No dia seguinte, toca o telefone. Ibsen conta: "'Aqui é o Odylo. Quero dizer que você foi quem captou o que eu e minha mulher estamos sentindo. Muito obrigado'. Eu não sabia o que responder. Passou-se um tempo, Odylo foi assumir a direção de 'O Cruzeiro' e me chamou para trabalhar lá. Fui um dos Odylo boys."

 

Na volta a Porto Alegre, terminou o curso de direito, ingressou por concurso no Ministério Público, trabalhou em jornal, TV e rádio, foi colunista esportivo e presidente do Esporte Clube Internacional. A partir de 1977, elegeu-se vereador em Porto Alegre (1977), deputado estadual, e duas vezes deputado federal. Em 1994, acabou cassado pelo plenário da Câmara (296 votos contra 139). Com a matéria de capa "Até tu, Ibsen", a revista "Veja" o acusou de participar do "escândalo dos anões do orçamento". Dez anos depois, o jornalista autor da denúncia retratou-se em reportagem na revista "IstoÉ". Ibsen declarou: "Mau jornalismo se combate com bom jornalismo". Nesse meio tempo, em 2000, houve a reparação na Justiça. O Supremo Tribunal Federal (STF) determinou ex-officio (por iniciativa do próprio tribunal) o arquivamento definitivo -"perpétuo silêncio" - do processo contra o então ex-deputado, por "falta de justa causa". Novamente elegível, Ibsen foi mais uma vez vereador e agora não quer se reeleger deputado. Viverá em Porto Alegre de duas aposentadorias, a da Câmara e a de promotor, e pensa em voltar ao jornalismo

 

À mesa do Piantella, Ibsen recorda que o que considera injustiça da cassação não é o que mais o incomodava na época. "Como Sócrates, dizia para minha mulher, Laila: 'A injustiça é a parte boa de tudo isso; querias que a acusação fosse justa?' Ter a consciência limpa me permitiu andar no dia seguinte pela Rua da Praia, em Porto Alegre, para reassumir no Ministério Público."

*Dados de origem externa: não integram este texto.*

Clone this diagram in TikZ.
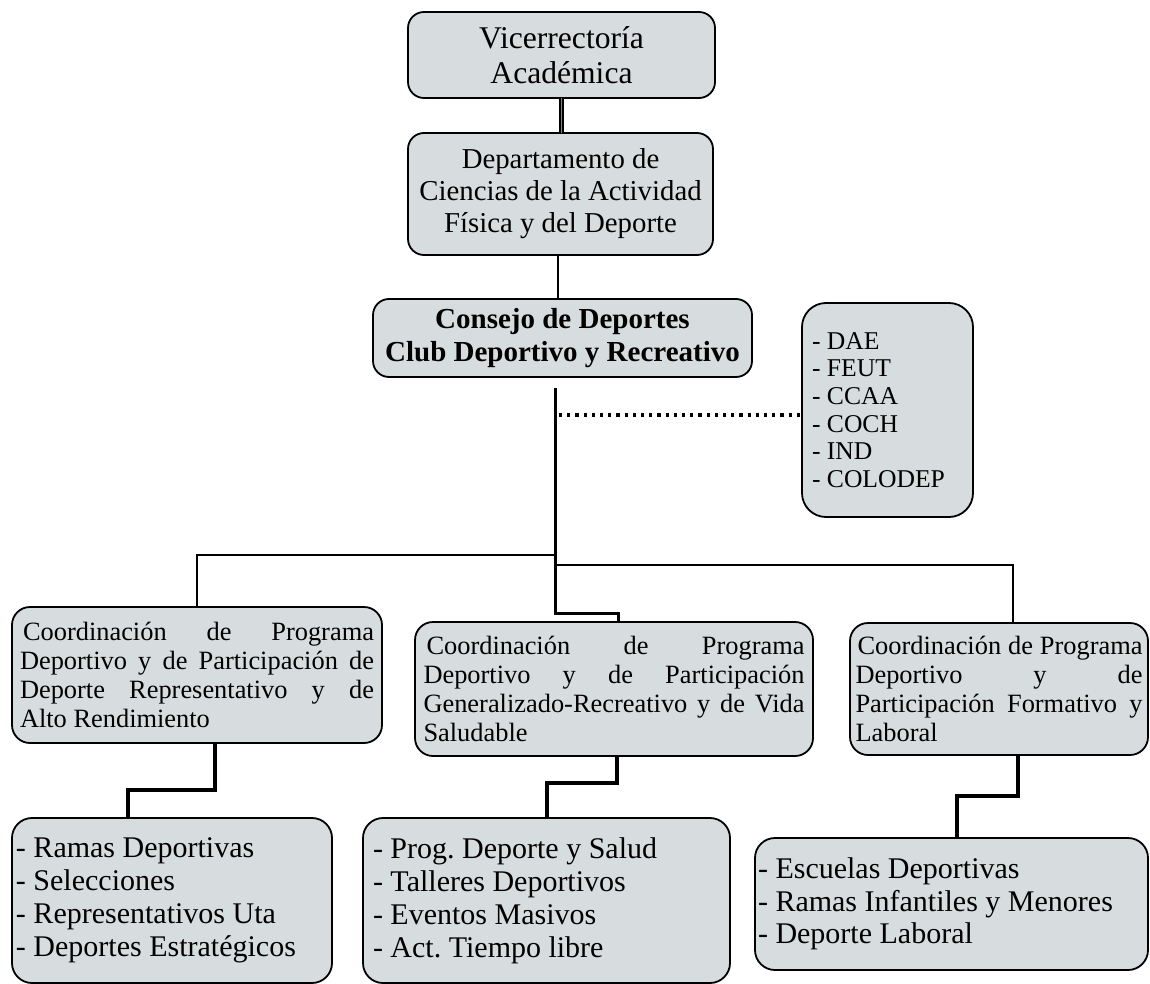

Mas há outra amarga recordação desses tempos. Márcio, filho único de Ibsen e Laila - ela também jornalista, conheceram-se na redação da "Última Hora" de Porto Alegre - era repórter iniciante num jornal carioca, onde um colunista publicou que Ibsen ganhara de um empreiteiro um apartamento de cobertura em Ipanema e nela morava seu filho. No dia seguinte, no mesmo jornal, Danuza Leão publicou o desmentido: Márcio dormia de favor no sofá da sala de um colega jornalista. Não existia cobertura.

O jantar está chegando ao fim e eis que surge o dono do Piantella, Marco Aurélio Costa. Esse mineiro, amigo e admirador de Aécio Neves, traz uma garrafa de poire. Deputado, assessor, repórter e fotógrafo provam o licor de pera, oferta da casa.

Ibsen exagera em sua crítica ao poire do Doutor Ulysses.